Reprenons : Kouchner est pour une France forte dans une Europe forte, et plaide pour l’envoi de troupes au sol. Bon. La France a cessé d’être forte depuis assez longtemps, et l’Europe n’a pas fini de s’écharper sur des questions normatives ou commerciales (dont le traité du Mercosur, en ce moment, n’est pas la moindre). Les États-Unis, en attendant de procéder à l’un de ces « deals » dont Donald Trump annonce qu’il a le secret, ont autorisé l’Ukraine à frapper sur le sol russe avec des missiles à longue portée. Tout n’est donc pas excessivement simple.
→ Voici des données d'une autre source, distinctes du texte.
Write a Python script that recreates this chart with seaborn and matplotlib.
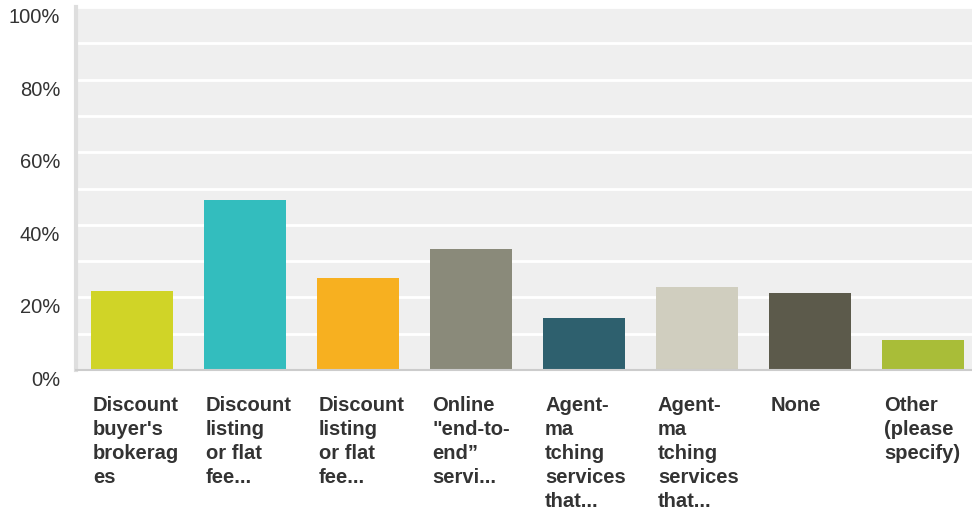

Bernard Kouchner ne le méconnaît pas. Il faut plutôt en revenir à sa première réponse, donnée à Darius Rochebin : il faudrait sortir de l’ambiguïté (celle dont on ne sort qu’à ses dépens, comme disait le cardinal de Retz…) et dire clairement que oui, la France a des lignes rouges, et qu’elle va envoyer du monde sur le terrain si ça continue.
Plus soucieux du sort des populations africaines...
Voilà qui est parler. Bernard Kouchner semble plus soucieux du sort des populations africaines que de celui des soldats français. C’est un peu facile de crier « En avant ! » depuis le balcon d’un immeuble haussmannien. Il est plus facile - plus méritoire aussi - de crier « Suivez-moi ! ». Bernard Kouchner a arpenté de nombreux théâtres de guerre. Il connaît le job. Son âge canonique en ferait une figure patriarcale de cette nouvelle croisade du Bien, une sorte de nouveau Pierre l’Ermite criant « Deus Vult » devant une foule galvanisée. Bernard l’Ermite, si on veut.
Alors, fais tes bagages, Bernard ! « Prends ton sac et viens sauter », comme disent les parachutistes ! Il n’y a pas mieux que la vertu de l’exemple quand on prétend donner des leçons, comme le rappelle malicieusement Régis Le Sommier sur X. Un « French doctor », ancien ministre, prix Nobel de la paix avec MSF, il ne faudra pas moins que ça comme excuse morale à un massacre gratuit. Ce serait même plutôt malin. Et on reparlera de la grammaire nucléaire un autre jour. Parce que là, si on sort de l’ambiguïté, ce sera au détriment de l’humanité.